▶ Job
Your copy should hold exactly the lines from the one containing "Emit a Python" to the one containing "fig = plt.figure(figsize=(W", inclusive, with no pictures.

▶ Material to process

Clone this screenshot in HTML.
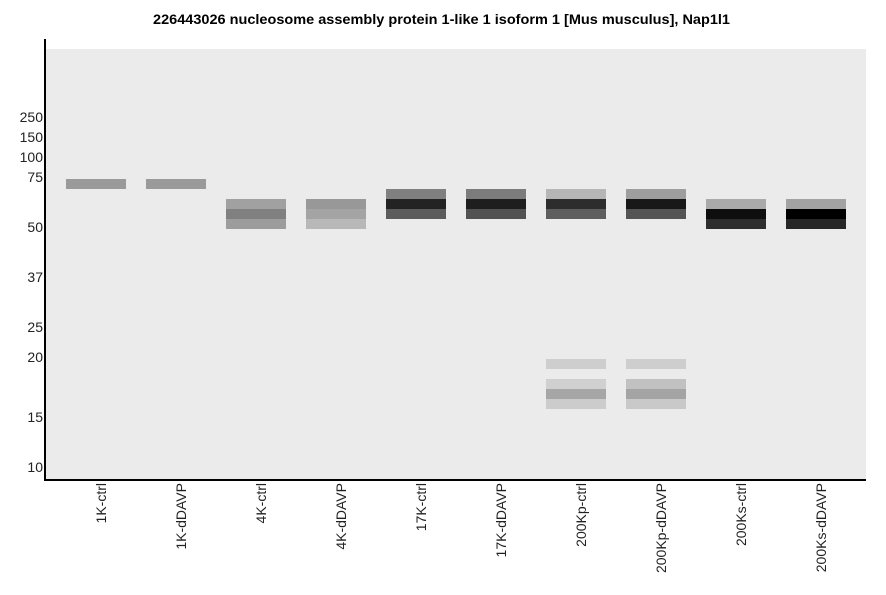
<!DOCTYPE html>
<html><head><meta charset="utf-8"><style>
html,body{margin:0;padding:0;background:#fff;}
svg{display:block;}
text{font-family:"Liberation Sans",Arial,sans-serif;}
</style></head><body>
<svg width="886" height="595" viewBox="0 0 886 595" xmlns="http://www.w3.org/2000/svg">
<rect x="0" y="0" width="886" height="595" fill="#fff"/>
<text x="441.5" y="24" text-anchor="middle" font-size="14" font-weight="bold" fill="#000" textLength="577" lengthAdjust="spacingAndGlyphs">226443026 nucleosome assembly protein 1-like 1 isoform 1 [Mus musculus], Nap1l1</text>
<rect x="46" y="49" width="820" height="430" fill="#ebebeb"/>
<!-- bands -->
<g shape-rendering="crispEdges">
<rect x="66" y="179" width="60" height="10" fill="#9a9a9a"/>
<rect x="146" y="179" width="60" height="10" fill="#9a9a9a"/>

<rect x="226" y="199" width="60" height="10" fill="#a1a1a1"/>
<rect x="226" y="209" width="60" height="10" fill="#808080"/>
<rect x="226" y="219" width="60" height="10" fill="#9c9c9c"/>

<rect x="306" y="199" width="60" height="10" fill="#989898"/>
<rect x="306" y="209" width="60" height="10" fill="#a4a4a4"/>
<rect x="306" y="219" width="60" height="10" fill="#b8b8b8"/>

<rect x="386" y="189" width="60" height="10" fill="#808080"/>
<rect x="386" y="199" width="60" height="10" fill="#232323"/>
<rect x="386" y="209" width="60" height="10" fill="#5c5c5c"/>

<rect x="466" y="189" width="60" height="10" fill="#7c7c7c"/>
<rect x="466" y="199" width="60" height="10" fill="#1e1e1e"/>
<rect x="466" y="209" width="60" height="10" fill="#525252"/>

<rect x="546" y="189" width="60" height="10" fill="#b6b6b6"/>
<rect x="546" y="199" width="60" height="10" fill="#2c2d2c"/>
<rect x="546" y="209" width="60" height="10" fill="#5e5e5e"/>

<rect x="626" y="189" width="60" height="10" fill="#9e9e9e"/>
<rect x="626" y="199" width="60" height="10" fill="#181818"/>
<rect x="626" y="209" width="60" height="10" fill="#535453"/>

<rect x="706" y="199" width="60" height="10" fill="#a9aaa9"/>
<rect x="706" y="209" width="60" height="10" fill="#0e0e0e"/>
<rect x="706" y="219" width="60" height="10" fill="#2e2e2e"/>

<rect x="786" y="199" width="60" height="10" fill="#a2a2a2"/>
<rect x="786" y="209" width="60" height="10" fill="#000000"/>
<rect x="786" y="219" width="60" height="10" fill="#262726"/>

<rect x="546" y="359" width="60" height="10" fill="#cecece"/>
<rect x="546" y="379" width="60" height="10" fill="#cfd0cf"/>
<rect x="546" y="389" width="60" height="10" fill="#a5a6a5"/>
<rect x="546" y="399" width="60" height="10" fill="#cbcccb"/>

<rect x="626" y="359" width="60" height="10" fill="#cecece"/>
<rect x="626" y="379" width="60" height="10" fill="#c0c1c0"/>
<rect x="626" y="389" width="60" height="10" fill="#a3a4a3"/>
<rect x="626" y="399" width="60" height="10" fill="#c8c9c8"/>

<!-- axes -->
<rect x="44" y="39" width="2" height="442" fill="#000"/>
<rect x="44" y="479" width="822" height="2" fill="#000"/>
</g>
<!-- y tick labels -->
<g font-size="14" fill="#222" text-anchor="end">
<text x="43" y="122">250</text>
<text x="43" y="142">150</text>
<text x="43" y="162">100</text>
<text x="43" y="182">75</text>
<text x="43" y="232">50</text>
<text x="43" y="282">37</text>
<text x="43" y="332">25</text>
<text x="43" y="362">20</text>
<text x="43" y="422">15</text>
<text x="43" y="472">10</text>
</g>
<!-- x labels -->
<g font-size="14" fill="#222" text-anchor="end">
<text transform="translate(106,483) rotate(-90)">1K-ctrl</text>
<text transform="translate(186,483) rotate(-90)">1K-dDAVP</text>
<text transform="translate(266,483) rotate(-90)">4K-ctrl</text>
<text transform="translate(346,483) rotate(-90)">4K-dDAVP</text>
<text transform="translate(426,483) rotate(-90)">17K-ctrl</text>
<text transform="translate(506,483) rotate(-90)">17K-dDAVP</text>
<text transform="translate(586,483) rotate(-90)">200Kp-ctrl</text>
<text transform="translate(666,483) rotate(-90)">200Kp-dDAVP</text>
<text transform="translate(746,483) rotate(-90)">200Ks-ctrl</text>
<text transform="translate(826,483) rotate(-90)">200Ks-dDAVP</text>
</g>
</svg>
</body></html>
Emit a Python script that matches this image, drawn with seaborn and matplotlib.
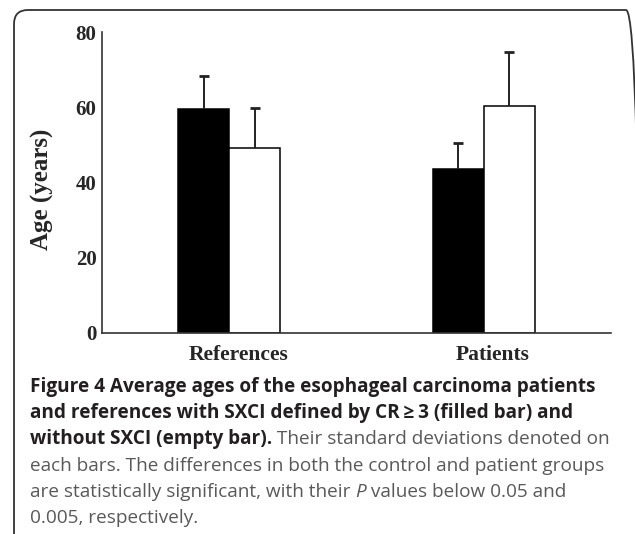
import pandas as pd
import seaborn as sns
import matplotlib.pyplot as plt
import matplotlib.transforms as mtransforms
from matplotlib.patches import FancyBboxPatch

# Dados
grupos = ["References", "Patients"]
condicao = ["with SXCI", "without SXCI"]
media_com = [59.5, 43.7]
media_sem = [49.1, 60.3]
dp_com = [8.8, 6.7]
dp_sem = [10.6, 14.4]

df = pd.DataFrame({
    "Grupo": grupos * 2,
    "Condicao": [condicao[0]] * 2 + [condicao[1]] * 2,
    "Idade": media_com + media_sem,
    "DP": dp_com + dp_sem,
})

sns.set_style("white")
plt.rcParams["font.family"] = ["Liberation Serif", "DejaVu Serif"]

W, H = 635, 534
fig = plt.figure(figsize=(W / 100, H / 100), dpi=100)

# moldura arredondada (em pixels)
moldura = FancyBboxPatch((14, -20), 640 - 14, H - 10 + 20,
                         boxstyle="round,pad=0,rounding_size=14",
                         transform=None, fill=False,
                         edgecolor="#333333", linewidth=1.3)
fig.patches.append(moldura)

ax = fig.add_axes([102 / W, 1 - 333 / H, (611 - 102) / W, (333 - 32) / H])

sns.barplot(data=df, x="Grupo", y="Idade", hue="Condicao", order=grupos,
            hue_order=condicao, palette={"with SXCI": "black", "without SXCI": "white"},
            width=0.4, edgecolor="black", linewidth=1.1, errorbar=None,
            legend=False, ax=ax)

# barras de erro só para cima
for p, (_, row) in zip(ax.patches, df.iterrows()):
    x = p.get_x() + p.get_width() / 2
    _, caps, _ = ax.errorbar(x, p.get_height(), yerr=[[0], [row["DP"]]], fmt="none",
                             ecolor="#222222", elinewidth=1.4, capsize=3.8, capthick=2)
    caps[0].remove()

ax.set_xlim(-0.5, 1.5)
ax.set_ylim(0, 80)
ax.set_yticks([0, 20, 40, 60, 80])
ax.set_xticks([0.5, 1.5], minor=True)
ax.tick_params(axis="y", direction="in", length=5, width=1.2, color="#333333",
               labelsize=15, pad=4)
ax.tick_params(axis="x", which="major", length=0, labelsize=15.5, pad=9)
ax.tick_params(axis="x", which="minor", direction="in", length=5, width=1.2,
               color="#333333")
desloc = mtransforms.ScaledTranslation(9 / 100, 0, fig.dpi_scale_trans)
for lab in ax.get_xticklabels():
    lab.set_fontweight("bold")
    lab.set_transform(lab.get_transform() + desloc)
for lab in ax.get_yticklabels():
    lab.set_fontweight("bold")
ax.set_xlabel("")
ax.set_ylabel("")
fig.text(42 / W, 1 - 189 / H, "Age (years)", rotation=90, ha="center", va="center",
         fontsize=18, fontweight="bold")
sns.despine(ax=ax)
for s in ["left", "bottom"]:
    ax.spines[s].set_color("#333333")
    ax.spines[s].set_linewidth(1.2)

# legenda da figura
fonte = ["Open Sans", "DejaVu Sans"]
negrito = dict(fontweight="bold", color="#231f20")
normal = dict(fontweight="normal", color="#58595b")
linhas = [
    [("Figure 4 Average ages of the esophageal carcinoma patients", negrito)],
    [("and references with SXCI defined by CR\u2009\u2265\u20093 (filled bar) and", negrito)],
    [("without SXCI (empty bar).", negrito), (" Their standard deviations denoted on", normal)],
    [("each bars. The differences in both the control and patient groups", normal)],
    [("are statistically significant, with their ", normal),
     ("P", dict(normal, fontstyle="italic")), (" values below 0.05 and", normal)],
    [("0.005, respectively.", normal)],
]

fig.canvas.draw()
renderer = fig.canvas.get_renderer()
y0 = 392
for i, partes in enumerate(linhas):
    x = 30
    y = 1 - (y0 + i * 26.2) / H
    for texto, estilo in partes:
        t = fig.text(x / W, y, texto, ha="left", va="baseline", fontsize=13.7,
                     family=fonte, **estilo)
        bb = t.get_window_extent(renderer)
        x += bb.width

fig.savefig("out.png", dpi=100)
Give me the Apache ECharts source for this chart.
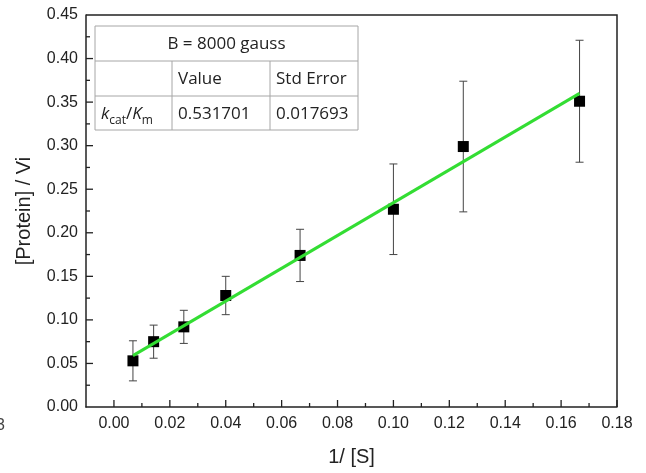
<!DOCTYPE html>
<html>
<head>
<meta charset="utf-8">
<script src="https://cdn.jsdelivr.net/npm/echarts@6/dist/echarts.min.js"></script>
<style>
  html, body { margin: 0; padding: 0; background: #fff; }
  #chart { width: 646px; height: 473px; }
</style>
</head>
<body>
<div id="chart"></div>
<script>
// Lineweaver–Burk style plot: [Protein]/Vi against 1/[S]
const invS      = [0.0068, 0.0142, 0.025, 0.04, 0.0666, 0.1, 0.125, 0.1666];
const ratio     = [0.053, 0.075, 0.092, 0.128, 0.174, 0.227, 0.299, 0.351];
const ratioErr  = [0.023, 0.019, 0.019, 0.022, 0.030, 0.052, 0.075, 0.070];

// Linear fit end points
const fitX = [0.0068, 0.1666];
const fitY = [0.059, 0.360];

// Axis tick positions
const xTickValues  = [0, 0.02, 0.04, 0.06, 0.08, 0.10, 0.12, 0.14, 0.16, 0.18];
const xMinorValues = [0.01, 0.03, 0.05, 0.07, 0.09, 0.11, 0.13, 0.15, 0.17];
const yTickValues  = [0.05, 0.10, 0.15, 0.20, 0.25, 0.30, 0.35, 0.40];
const yMinorValues = [0.025, 0.075, 0.125, 0.175, 0.225, 0.275, 0.325, 0.375, 0.425];

// Fit results table
const tableTitle = 'B = 8000 gauss';
const tableHead = ['', 'Value', 'Std Error'];
const fitValue = '0.531701';
const fitStdErr = '0.017693';

const AXIS_FONT = "'Liberation Sans', Arial, sans-serif";
const TABLE_FONT = "'Open Sans', 'Noto Sans', sans-serif";
const INK = '#222';
const X_MIN = -0.01, X_MAX = 0.18, Y_MIN = 0, Y_MAX = 0.45;

const chart = echarts.init(document.getElementById('chart'));

const pointData = invS.map((x, i) => [x, ratio[i]]);
const errData = invS.map((x, i) => [x, ratio[i] - ratioErr[i], ratio[i] + ratioErr[i]]);
const fitData = fitX.map((x, i) => [x, fitY[i]]);

// Table geometry
const T = { x0: 95, x1: 358, y0: 26, y1: 130, r1: 61, r2: 96, c1: 172, c2: 270 };
const gridLine = '#a6a6a6';
function hLine(y, x0, x1) {
  return { type: 'line', shape: { x1: x0, y1: y, x2: x1, y2: y }, style: { stroke: gridLine, lineWidth: 1 }, z: 101 };
}
function vLine(x, y0, y1) {
  return { type: 'line', shape: { x1: x, y1: y0, x2: x, y2: y1 }, style: { stroke: gridLine, lineWidth: 1 }, z: 101 };
}
function cellText(text, x, y, align) {
  return {
    type: 'text', x: x, y: y, z: 102,
    style: { text: text, fill: INK, font: '17px ' + TABLE_FONT, textAlign: align || 'left', textVerticalAlign: 'middle' }
  };
}

const tableGraphics = [
  { type: 'rect', shape: { x: T.x0, y: T.y0, width: T.x1 - T.x0, height: T.y1 - T.y0 }, style: { fill: '#fff', stroke: gridLine, lineWidth: 1 }, z: 100 },
  hLine(T.r1, T.x0, T.x1),
  hLine(T.r2, T.x0, T.x1),
  vLine(T.c1, T.r1, T.y1),
  vLine(T.c2, T.r1, T.y1),
  cellText(tableTitle, (T.x0 + T.x1) / 2, (T.y0 + T.r1) / 2 + 1, 'center'),
  cellText(tableHead[1], T.c1 + 6, (T.r1 + T.r2) / 2 + 1),
  cellText(tableHead[2], T.c2 + 6, (T.r1 + T.r2) / 2 + 1),
  cellText(fitValue, T.c1 + 6, (T.r2 + T.y1) / 2 + 1),
  cellText(fitStdErr, T.c2 + 6, (T.r2 + T.y1) / 2 + 1),
  {
    type: 'text', x: T.x0 + 6, y: (T.r2 + T.y1) / 2 + 1, z: 102,
    style: {
      text: '{i|k}{s|cat}{n|/}{i|K}{s|m}',
      textVerticalAlign: 'middle',
      rich: {
        i: { font: 'italic 17px ' + TABLE_FONT, fill: INK, verticalAlign: 'bottom' },
        n: { font: '17px ' + TABLE_FONT, fill: INK, verticalAlign: 'bottom' },
        s: { font: '12px ' + TABLE_FONT, fill: INK, verticalAlign: 'bottom', padding: [0, 0, -4, 0] }
      }
    }
  },
  // fragment of a neighbouring panel's label at the left edge
  {
    type: 'text', x: -4, y: 418,
    style: { text: '3', font: '16px ' + AXIS_FONT, fill: '#444' }
  }
];

const option = {
  animation: false,
  backgroundColor: '#fff',
  grid: { left: 86, right: 29, top: 15, bottom: 66 },
  xAxis: {
    type: 'value', min: X_MIN, max: X_MAX,
    name: '1/ [S]', nameLocation: 'middle', nameGap: 40,
    nameTextStyle: { fontFamily: AXIS_FONT, fontSize: 20, color: INK },
    axisLine: { show: true, onZero: false, lineStyle: { color: INK, width: 1.5 } },
    axisTick: { show: false },
    axisLabel: {
      customValues: xTickValues, margin: 9,
      fontFamily: AXIS_FONT, fontSize: 16, color: INK,
      formatter: v => v.toFixed(2)
    },
    splitLine: { show: false }
  },
  yAxis: {
    type: 'value', min: Y_MIN, max: Y_MAX, interval: 0.05, position: 'left',
    name: '[Protein] / Vi', nameLocation: 'middle', nameGap: 52,
    nameTextStyle: { fontFamily: AXIS_FONT, fontSize: 20, color: INK },
    axisLine: { show: true, onZero: false, lineStyle: { color: INK, width: 1.5 } },
    axisTick: { show: false },
    axisLabel: { margin: 8, fontFamily: AXIS_FONT, fontSize: 16, color: INK, formatter: v => v.toFixed(2) },
    splitLine: { show: false }
  },
  series: [
    {
      // top and right edges of the frame
      type: 'custom',
      data: [[X_MAX, Y_MAX]],
      z: 5,
      silent: true,
      renderItem: function (params, api) {
        const tl = api.coord([X_MIN, Y_MAX]);
        const tr = api.coord([X_MAX, Y_MAX]);
        const br = api.coord([X_MAX, Y_MIN]);
        return {
          type: 'polyline',
          shape: { points: [tl, tr, br] },
          style: { stroke: INK, lineWidth: 1.5, fill: null }
        };
      }
    },
    {
      type: 'custom',
      data: errData,
      z: 2,
      renderItem: function (params, api) {
        const x = api.value(0);
        const lo = api.coord([x, api.value(1)]);
        const hi = api.coord([x, api.value(2)]);
        const cap = 4;
        const style = { stroke: '#444', lineWidth: 1 };
        return {
          type: 'group',
          children: [
            { type: 'line', shape: { x1: lo[0], y1: lo[1], x2: hi[0], y2: hi[1] }, style: style },
            { type: 'line', shape: { x1: hi[0] - cap, y1: hi[1], x2: hi[0] + cap, y2: hi[1] }, style: style },
            { type: 'line', shape: { x1: lo[0] - cap, y1: lo[1], x2: lo[0] + cap, y2: lo[1] }, style: style }
          ]
        };
      }
    },
    {
      type: 'scatter',
      data: pointData,
      symbol: 'rect',
      symbolSize: 11,
      itemStyle: { color: '#000', opacity: 1 },
      z: 3
    },
    {
      // linear fit
      type: 'custom',
      data: fitData,
      z: 4,
      renderItem: function (params, api) {
        if (params.dataIndex !== 0) return null;
        const pts = fitData.map(d => api.coord(d));
        return { type: 'polyline', shape: { points: pts }, style: { stroke: '#33dd33', lineWidth: 3, fill: null } };
      }
    }
  ],
  graphic: tableGraphics
};

chart.setOption(option);

// Inward tick marks, placed through the axes' own value-to-pixel mapping
function tickMark(x, y, len, vertical) {
  const p = chart.convertToPixel({ xAxisIndex: 0, yAxisIndex: 0 }, [x, y]);
  const w = 1.3;
  const shape = vertical
    ? { x: p[0] - w / 2, y: p[1] - len, width: w, height: len }
    : { x: p[0], y: p[1] - w / 2, width: len, height: w };
  return { type: 'rect', shape: shape, style: { fill: INK }, z: 200, silent: true };
}
const tickGraphics = []
  .concat(xTickValues.map(v => tickMark(v, Y_MIN, 7, true)))
  .concat(xMinorValues.map(v => tickMark(v, Y_MIN, 4, true)))
  .concat(yTickValues.map(v => tickMark(X_MIN, v, 7, false)))
  .concat(yMinorValues.map(v => tickMark(X_MIN, v, 4, false)));

chart.setOption({ graphic: tableGraphics.concat(tickGraphics) });
</script>
</body>
</html>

▶ The response
Emit a Python script that matches this image, drawn with seaborn and matplotlib.
import pandas as pd
import seaborn as sns
import matplotlib.pyplot as plt
import matplotlib.transforms as mtransforms
from matplotlib.patches import FancyBboxPatch

# Dados
grupos = ["References", "Patients"]
condicao = ["with SXCI", "without SXCI"]
media_com = [59.5, 43.7]
media_sem = [49.1, 60.3]
dp_com = [8.8, 6.7]
dp_sem = [10.6, 14.4]

df = pd.DataFrame({
    "Grupo": grupos * 2,
    "Condicao": [condicao[0]] * 2 + [condicao[1]] * 2,
    "Idade": media_com + media_sem,
    "DP": dp_com + dp_sem,
})

sns.set_style("white")
plt.rcParams["font.family"] = ["Liberation Serif", "DejaVu Serif"]

W, H = 635, 534
fig = plt.figure(figsize=(W / 100, H / 100), dpi=100)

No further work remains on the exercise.